Mr. Littell, like Bacon and Rothko, substitutes the tones of perception for the values imposed by character and metaphor. In place of character, the narrative figure is delimited through the recurrence of certain items and predilections: cigars, umbrellas, hermaphrodites, a zeal for bullfighting. These emblems quickly ground the reader before moments of tantalizing, even dizzying, perceptual flight, creating in prose the shallow depth of Mr. Littell’s treasured painters:
“Come, let’s go and see the bullfight.” But I needed a cigar for that, and so I went into the first tobacco shop I saw, where the shopkeeper barked out: “A cigar, sure, but which one? What kind do you want?”—“Whichever you like, as long as it lasts through six bulls.” In the arena, people were crammed into the stone tiers; the ring spread out at our feet, a pale disk surrounded with red by a bright barrier of painted boards. Nothing could trouble its calm orderliness: not the shouts and gesticulations of the crowd, not the music started up by the brass band, not the successions – by turns measured and frenzied – of figures formed and dissolved by the men in glittering costumes around the bull, a black, brutal monster overflowing with vigor, and yet so quickly killed. When the mules dragged away its body, the blood inscribed a long red comma on the sand…

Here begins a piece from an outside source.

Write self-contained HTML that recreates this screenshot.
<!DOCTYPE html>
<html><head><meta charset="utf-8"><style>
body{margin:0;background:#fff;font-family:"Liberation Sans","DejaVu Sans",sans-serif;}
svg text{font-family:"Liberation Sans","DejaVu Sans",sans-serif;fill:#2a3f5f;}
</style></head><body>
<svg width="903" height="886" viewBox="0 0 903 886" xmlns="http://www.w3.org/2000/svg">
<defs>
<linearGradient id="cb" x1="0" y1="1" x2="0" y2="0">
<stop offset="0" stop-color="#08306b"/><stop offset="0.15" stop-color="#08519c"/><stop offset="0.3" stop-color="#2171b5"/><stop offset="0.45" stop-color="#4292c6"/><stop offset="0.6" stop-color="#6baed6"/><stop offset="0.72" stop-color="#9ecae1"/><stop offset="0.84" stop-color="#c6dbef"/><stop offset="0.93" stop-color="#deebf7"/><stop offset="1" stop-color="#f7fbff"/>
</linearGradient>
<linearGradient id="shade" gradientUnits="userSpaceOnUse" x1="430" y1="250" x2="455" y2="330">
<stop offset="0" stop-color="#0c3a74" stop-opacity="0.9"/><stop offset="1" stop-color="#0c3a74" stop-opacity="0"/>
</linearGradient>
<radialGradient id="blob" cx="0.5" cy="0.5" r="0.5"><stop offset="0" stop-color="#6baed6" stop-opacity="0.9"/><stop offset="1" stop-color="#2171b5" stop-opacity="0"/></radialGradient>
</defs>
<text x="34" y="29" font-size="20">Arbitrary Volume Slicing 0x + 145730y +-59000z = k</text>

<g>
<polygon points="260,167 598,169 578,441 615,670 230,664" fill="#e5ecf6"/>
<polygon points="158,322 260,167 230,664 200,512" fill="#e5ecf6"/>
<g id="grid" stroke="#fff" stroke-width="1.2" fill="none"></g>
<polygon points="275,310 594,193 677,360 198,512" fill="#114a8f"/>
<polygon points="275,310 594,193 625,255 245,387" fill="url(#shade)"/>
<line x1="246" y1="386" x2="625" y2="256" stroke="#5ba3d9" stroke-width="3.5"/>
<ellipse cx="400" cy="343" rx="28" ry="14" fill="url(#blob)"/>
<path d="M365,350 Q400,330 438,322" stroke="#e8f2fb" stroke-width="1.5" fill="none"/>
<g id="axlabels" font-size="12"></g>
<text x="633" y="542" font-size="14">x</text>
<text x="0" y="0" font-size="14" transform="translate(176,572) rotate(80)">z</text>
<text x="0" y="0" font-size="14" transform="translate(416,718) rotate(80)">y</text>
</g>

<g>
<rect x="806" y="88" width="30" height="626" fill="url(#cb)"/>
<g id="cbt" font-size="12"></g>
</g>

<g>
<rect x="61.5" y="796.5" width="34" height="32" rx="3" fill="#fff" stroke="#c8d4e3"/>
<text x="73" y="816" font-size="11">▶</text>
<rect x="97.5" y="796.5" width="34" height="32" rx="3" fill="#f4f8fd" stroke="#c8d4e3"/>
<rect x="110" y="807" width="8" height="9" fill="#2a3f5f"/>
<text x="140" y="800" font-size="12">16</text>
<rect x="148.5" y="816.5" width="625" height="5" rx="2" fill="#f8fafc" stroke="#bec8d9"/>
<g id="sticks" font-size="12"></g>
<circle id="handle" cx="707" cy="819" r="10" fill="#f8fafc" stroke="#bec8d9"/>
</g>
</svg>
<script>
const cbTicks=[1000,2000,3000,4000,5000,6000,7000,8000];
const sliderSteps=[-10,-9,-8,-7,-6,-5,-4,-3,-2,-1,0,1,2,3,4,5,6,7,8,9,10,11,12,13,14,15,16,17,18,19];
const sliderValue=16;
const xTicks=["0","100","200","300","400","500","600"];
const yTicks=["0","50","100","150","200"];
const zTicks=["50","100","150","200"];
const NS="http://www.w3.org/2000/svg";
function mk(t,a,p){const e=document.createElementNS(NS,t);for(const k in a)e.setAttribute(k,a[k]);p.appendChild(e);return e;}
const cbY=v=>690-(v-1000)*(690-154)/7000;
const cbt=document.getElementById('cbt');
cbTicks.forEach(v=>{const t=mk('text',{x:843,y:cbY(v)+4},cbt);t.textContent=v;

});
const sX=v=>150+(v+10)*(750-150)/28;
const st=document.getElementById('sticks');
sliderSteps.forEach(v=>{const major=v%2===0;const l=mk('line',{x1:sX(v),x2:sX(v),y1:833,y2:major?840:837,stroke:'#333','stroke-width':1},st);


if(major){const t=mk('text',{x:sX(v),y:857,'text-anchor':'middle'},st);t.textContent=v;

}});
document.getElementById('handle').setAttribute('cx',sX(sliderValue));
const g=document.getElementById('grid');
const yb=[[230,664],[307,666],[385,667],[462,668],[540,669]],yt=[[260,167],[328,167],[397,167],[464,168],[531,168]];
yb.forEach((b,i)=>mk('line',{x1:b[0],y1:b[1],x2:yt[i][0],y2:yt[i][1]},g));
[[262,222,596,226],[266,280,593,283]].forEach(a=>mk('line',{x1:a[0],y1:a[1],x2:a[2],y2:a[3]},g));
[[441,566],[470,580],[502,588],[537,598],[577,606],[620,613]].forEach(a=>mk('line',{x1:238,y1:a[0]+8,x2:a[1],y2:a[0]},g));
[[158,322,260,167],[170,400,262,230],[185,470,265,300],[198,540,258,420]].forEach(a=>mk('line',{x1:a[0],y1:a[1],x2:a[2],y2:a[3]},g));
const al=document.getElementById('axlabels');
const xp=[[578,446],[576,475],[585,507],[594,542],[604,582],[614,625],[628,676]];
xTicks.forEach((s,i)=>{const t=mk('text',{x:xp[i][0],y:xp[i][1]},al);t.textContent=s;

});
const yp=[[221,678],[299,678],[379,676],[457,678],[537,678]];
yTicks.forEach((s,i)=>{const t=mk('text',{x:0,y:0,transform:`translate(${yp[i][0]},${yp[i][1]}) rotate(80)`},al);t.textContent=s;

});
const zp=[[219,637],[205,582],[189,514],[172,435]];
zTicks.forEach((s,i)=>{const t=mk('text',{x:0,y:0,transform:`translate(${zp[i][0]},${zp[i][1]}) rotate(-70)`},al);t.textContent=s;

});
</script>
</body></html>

This prose is never hard to read, but it is often difficult to bear. He achieves a compression of figure and author into something close to pure presence: though the book is devoid of all authorial quality, of all judgment and opinion, its formal integrity is never compromised. The narrator’s fleet, detailed movements through defamiliarized structures—houses, arenas, rooms—and casual, often sexual acquaintances, suggests a more abstracted version of Kafka’s “Descriptions of a Struggle.” And in one of the book’s finest moments, it puts to language its revelation against literary realism:
They were beautiful paintings, painted with talent and vigor; the figures, rendered according to all the rules of art, seemed endowed with life and movement, but they didn’t speak to me, and I kept moving. I finally came to a halt in front of a large, almost square canvas, slightly taller than me, a red background on which was painted a large black rectangle, then below it another narrower rectangle, red too but darker than the background, and more irregular. This indeed was not much, but what struck me is that if you stood your ground for a moment as you contemplated them, these rectangles began to move, to float forward or to withdraw, vertiginously. When I stepped back a little, the black rectangle advanced gently toward me, as if it were inviting me to join it; but as soon as I took a step forward, it speedily withdrew and passed far behind the background, revealing itself as a gaping abyss into which I nearly fell. Overcome with fear, I would stumble back, and immediately it leaped forward, recovering in an instant its place suspended in front of the background, opening up to me with a light, silent smile. As for the lower rectangle, it evaded me more mischievously: for instance, if you took one or two steps to the side, it changed color, veering to orange, a more muted, slightly burnt color; otherwise, it danced from side to side, always a little behind the large black rectangle. This surprising painting acted as if it were the one looking at me, it was a face, smiling seriously and kindly, a face that was watching me watch it, without taking its gaze off me, preventing me from moving away or even looking elsewhere.
The final pages of The Fata Morgana Books should give pause to Mr. Littell’s dissenting critics. It may have been, all along, that the author of The Kindly Ones plumbed the gruesome depths of literary realism in order to depict fascistic violence because he recognized a formal kindredness in them. The fascist, that book suggested, is one who wields his will violently over others. Mr. Littell now seems free of this will. Or he now possesses, as Francis Bacon put it, “the will to lose one’s will, to make oneself completely free.” And now, for once, the words decide.